Dante LaRiccia

Dante LaRiccia's picture
Research interests: 

Global and transnational history; US empire; energy; environment; political economy; capitalism

Bio: 
Dante’s research focuses on the environmental, social, and economic implications of fossil fuels during the twentieth century, with particular emphasis on the centrality of oil within systems of racial capitalism, colonial political economy, and (post)colonial development. His tentative dissertation reexamines the relationships between energy and the US empire by investigating how fossil fuels–oil in particular–underwrote major shifts in the racial, environmental, and economic orders of the post-1898 colonial project. 
 
Prior to Yale, Dante received an M.A. in Global History from the Freie Universität in Berlin, where he studied on a German Academic Exchange Service (DAAD) scholarship. There, he graduated with highest marks and completed a thesis on the 1970s energy crisis and the shifting global terrain of multilateral economic development.
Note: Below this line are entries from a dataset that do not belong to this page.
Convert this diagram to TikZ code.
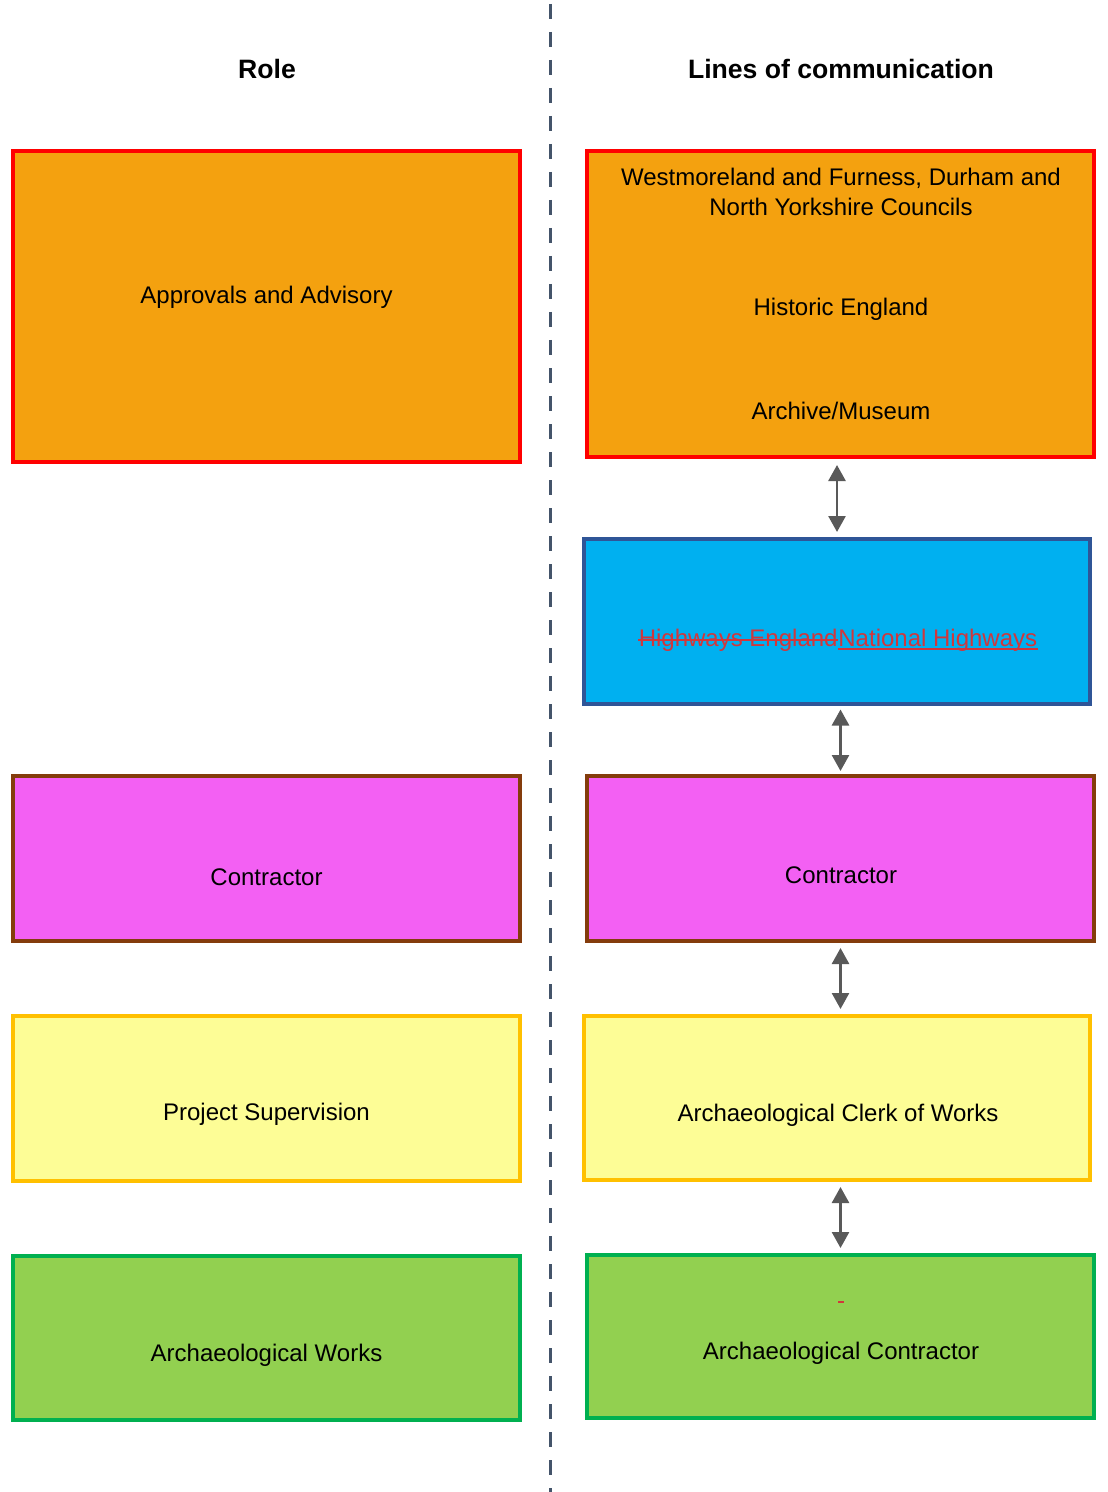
\documentclass[tikz,border=0pt]{standalone}
\usepackage{fontspec}
\setmainfont{Liberation Sans}
\usepackage{xcolor}
\usetikzlibrary{positioning,arrows.meta}
\definecolor{apprfill}{HTML}{F4A10F}
\definecolor{apprline}{HTML}{FF0000}
\definecolor{contfill}{HTML}{F360F3}
\definecolor{contline}{HTML}{843C0C}
\definecolor{supfill}{HTML}{FDFD96}
\definecolor{supline}{HTML}{FFC000}
\definecolor{worksfill}{HTML}{92D050}
\definecolor{worksline}{HTML}{00B050}
\definecolor{nhfill}{HTML}{00B0F0}
\definecolor{nhline}{HTML}{2F5597}
\definecolor{nhtext}{HTML}{D0373C}
\definecolor{arrowgrey}{HTML}{595959}
\definecolor{divgrey}{HTML}{44546A}
\tikzset{
    box/.style={
        rectangle,
        draw,
        line width=2pt,
        minimum width=253.5pt,
        inner sep=0pt
    },
    label text/.style={font=\fontsize{12}{14}\selectfont, inner sep=0pt},
    head text/.style={font=\fontsize{13.3}{16}\selectfont\bfseries, inner sep=0pt},
    biarrow/.style={
        {Triangle[width=8.5pt,length=8pt]}-{Triangle[width=8.5pt,length=8pt]},
        line width=1.3pt, draw=arrowgrey
    },
    divider/.style={draw=divgrey, line width=1.5pt, dash pattern=on 7.5pt off 6.5pt},
    markline/.style={draw=nhtext, line width=0.9pt}
}

\begin{document}
\begin{tikzpicture}[x=0.5pt,y=-0.5pt]
    \useasboundingbox (0,0) rectangle (1107,1492);

    % Trennlinie
    \coordinate (divtop) at (550,4);
    \coordinate (divbot) at (550,1492);
    \draw[divider] (divtop) -- (divbot);

    % Ueberschriften
    \node[head text] (rolehead) at (267,69) {Role};
    \node[head text] (linehead) at (841,69) {Lines of communication};

    % linke Spalte
    \node[box, fill=apprfill, draw=apprline, minimum height=155.5pt] (apprL) at (266.5,306.5) {};
    \node[box, fill=contfill, draw=contline, minimum height=82.5pt] (contL) at (266.5,858.5) {};
    \node[box, fill=supfill, draw=supline, minimum height=82.5pt] (supL) at (266.5,1098.5) {};
    \node[box, fill=worksfill, draw=worksline, minimum height=82pt] (worksL) at (266.5,1338) {};

    \node[label text] (apprLtxt) at (266.5,297) {Approvals and Advisory};
    \node[label text] (contLtxt) at (266.5,877) {Contractor};
    \node[label text] (supLtxt) at (266.5,1114) {Project Supervision};
    \node[label text] (worksLtxt) at (266.5,1355) {Archaeological Works};

    % rechte Spalte
    \node[box, fill=apprfill, draw=apprline, minimum height=153pt] (apprR) at (840.5,304) {};
    \node[box, fill=nhfill, draw=nhline, minimum width=253pt, minimum height=82.5pt] (nhR) at (837,621.5) {};
    \node[box, fill=contfill, draw=contline, minimum height=82.5pt] (contR) at (840.5,858.5) {};
    \node[box, fill=supfill, draw=supline, minimum width=253pt, minimum height=82pt] (clerkR) at (837,1098) {};
    \node[box, fill=worksfill, draw=worksline, minimum height=81.5pt] (worksR) at (840.5,1336.5) {};

    \node[label text, align=center] (councils) at (841,192) {Westmoreland and Furness, Durham and\\[1pt]North Yorkshire Councils};
    \node[label text] (histeng) at (841,309) {Historic England};
    \node[label text] (archive) at (841,411) {Archive/Museum};
    \node[label text, text=nhtext, anchor=base east] (hwold) at (838,646) {Highways England};
    \node[label text, text=nhtext, anchor=base west] (hwnew) at (hwold.base east) {National Highways};
    \draw[markline] ([yshift=3.2pt]hwold.base west) -- ([yshift=3.2pt]hwold.base east);
    \draw[markline] ([yshift=-1.6pt]hwnew.base west) -- ([yshift=-1.6pt]hwnew.base east);
    \node[label text, text=nhtext] (dashmark) at (841,1302) {\rule{3pt}{0.8pt}};
    \node[label text] (contRtxt) at (841,875) {Contractor};
    \node[label text] (clerktxt) at (838,1115) {Archaeological Clerk of Works};
    \node[label text] (worksRtxt) at (841,1353) {Archaeological Contractor};

    % Pfeile
    \draw[biarrow] ([yshift=-3pt]apprR.south -| nhR.north) -- ([yshift=2.5pt]nhR.north);
    \draw[biarrow] ([yshift=-1.75pt]nhR.south -| contR.north) -- ([yshift=1.5pt]contR.north);
    \draw[biarrow] ([yshift=-2.5pt]contR.south) -- ([yshift=2.5pt]clerkR.north -| contR.south);
    \draw[biarrow] ([yshift=-2.5pt]clerkR.south -| worksR.north) -- ([yshift=2.5pt]worksR.north);
\end{tikzpicture}
\end{document}
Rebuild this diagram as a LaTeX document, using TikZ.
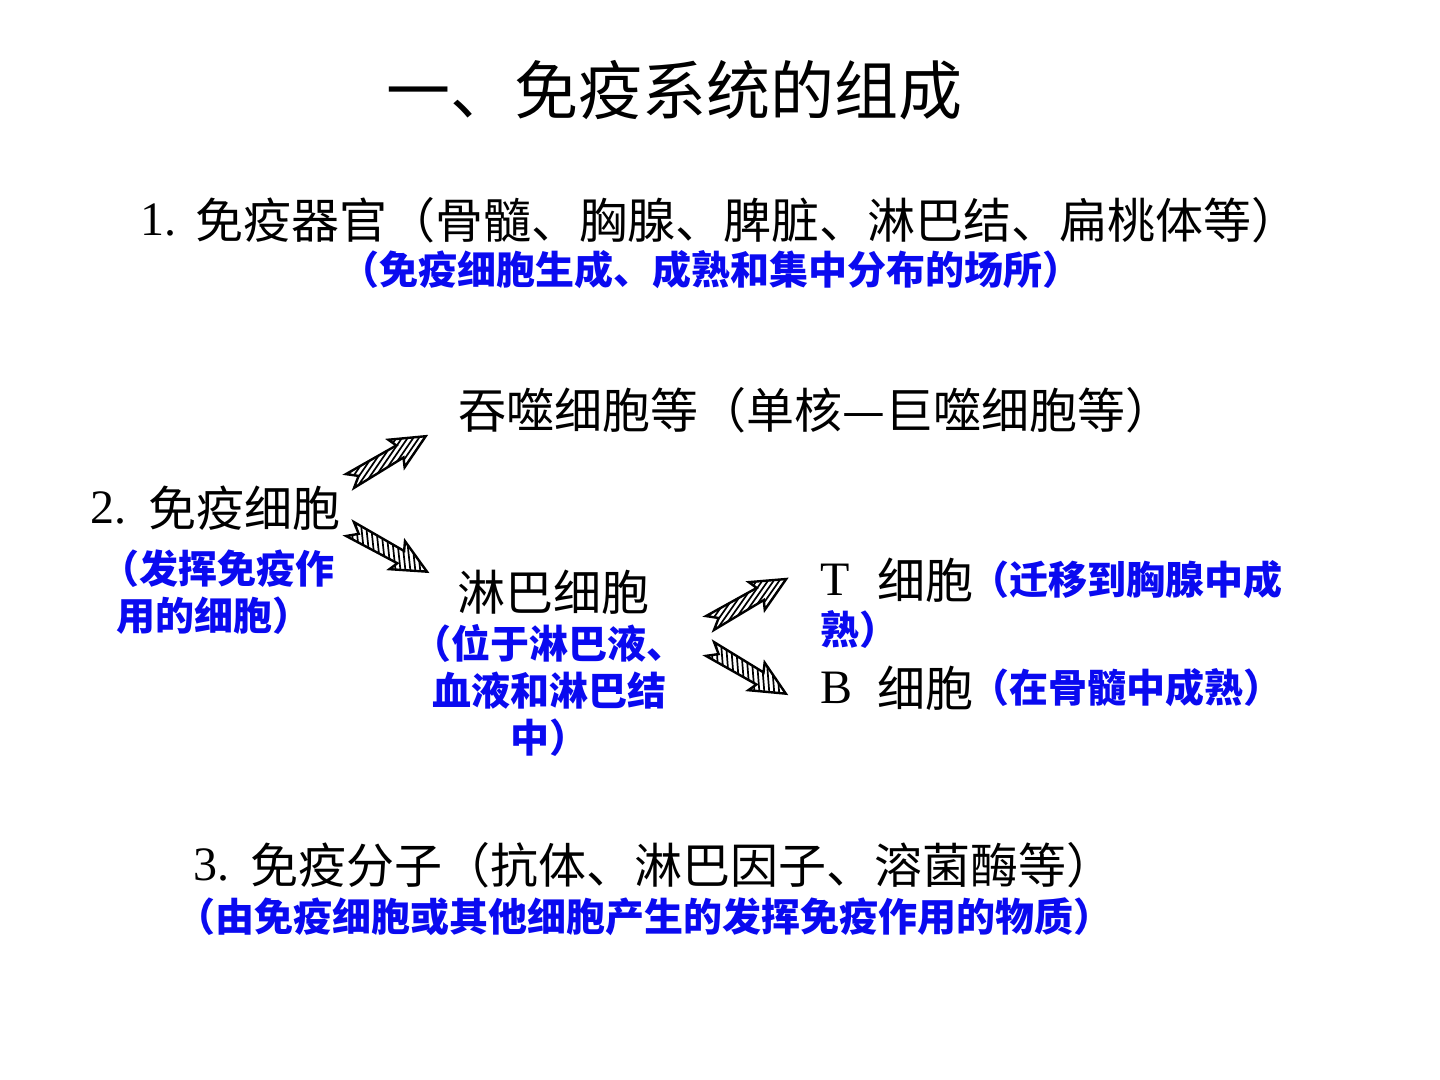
\documentclass[tikz,border=0pt]{standalone}
\usepackage{fontspec}
\setmainfont{Liberation Serif}
\newfontfamily\cjk{Noto Sans CJK SC}
\definecolor{noteblue}{RGB}{10,10,240}
% #1,#2 tail position, #3 angle, #4 hatch line: start y, #5 hatch x-run, #6 step
\newcommand\hatcharrow[6]{%
  \begin{scope}[shift={(#1,#2)}, rotate=#3]
    \begin{scope}
      \clip (0,8) -- (58,7) -- (54,16) -- (88,0) -- (54,-16) -- (58,-7) -- (0,-8) -- (10,0) -- cycle;
      \foreach \i in {-120,-\the\numexpr120-#6\relax,...,100} \draw[line width=0.85pt] (\i,#4) -- (\i+#5,-#4);
    \end{scope}
    \draw[line width=1.2pt, line join=miter] (0,8) -- (58,7) -- (54,16) -- (88,0) -- (54,-16) -- (58,-7) -- (0,-8) -- (10,0) -- cycle;
  \end{scope}}
\begin{document}
\begin{tikzpicture}[x=0.5pt,y=-0.5pt,
  txt/.style={inner sep=0pt, anchor=west, font=\cjk\fontsize{24}{28}\selectfont},
  num/.style={inner sep=0pt, anchor=west, font=\fontsize{24}{28}\selectfont},
  note/.style={inner sep=0pt, anchor=west, text=noteblue, align=left, font=\cjk\bfseries\fontsize{19.5}{23.5}\selectfont},
  ttl/.style={inner sep=0pt, anchor=west, font=\cjk\fontsize{32}{36}\selectfont}]
\useasboundingbox[fill=white] (0,0) rectangle (1440,1080);
% title
\node[ttl] (title) at (386,90) {一、免疫系统的组成};
% 1
\node[num] (n1) at (140,220) {1.};
\node[txt] (organ) at (195,220) {免疫器官（骨髓、胸腺、脾脏、淋巴结、扁桃体等）};
\node[note] (organnote) at (340,270) {（免疫细胞生成、成熟和集中分布的场所）};
% 2
\node[num] (n2) at (90,508) {2.};
\node[txt] (cell) at (148,508) {免疫细胞};
\node[note] (cellnote) at (116,592) {\hspace*{-8pt}（发挥免疫作\\用的细胞）};
\node[txt] (phago) at (458,410) {吞噬细胞等（单核—巨噬细胞等）};
\node[txt, anchor=center] (lymph) at (553,592) {淋巴细胞};
\node[note, anchor=center, align=center] (lymphnote) at (549,690) {（位于淋巴液、\\血液和淋巴结\\中）};
\node[num] (tl) at (820,580) {T};
\node[txt] (tcell) at (877,580) {细胞};
\node[note] (tnote) at (970,580) {（迁移到胸腺中成};
\node[note] (tnote2) at (820,630) {熟）};
\node[num] (bl) at (820,688) {B};
\node[txt] (bcell) at (877,688) {细胞};
\node[note] (bnote) at (970,688) {（在骨髓中成熟）};
% arrows
\hatcharrow{350}{481}{30.6}{20}{86}{11}
\hatcharrow{350}{529}{-29}{-20}{28}{6}
\hatcharrow{710}{623}{30}{20}{86}{11}
\hatcharrow{710}{649}{-30.5}{-20}{28}{6}
% 3
\node[num] (n3) at (193,865) {3.};
\node[txt] (mol) at (250,865) {免疫分子（抗体、淋巴因子、溶菌酶等）};
\node[note] (molnote) at (176,917) {（由免疫细胞或其他细胞产生的发挥免疫作用的物质）};
\end{tikzpicture}
\end{document}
Before that, Dante received a B.A. in History and Politics from New York University, where he graduated cum laude and won highest honors for a thesis on architectures of migratory labor mobility within the West German guest worker program. 
 
While at Yale, Dante’s research has been generously supported by the Whitney Humanities Center, where he served as one of the inaugural graduate student fellows in the environmental humanities in 2021-22, as well as the Center for the Study of Race, Indigeneity, and Transnational Migration, the John C. Enders Fellowship, and the Department of History. He maintains broad interests in the environmental humanities, global and transnational history, and histories of colonialism and empire.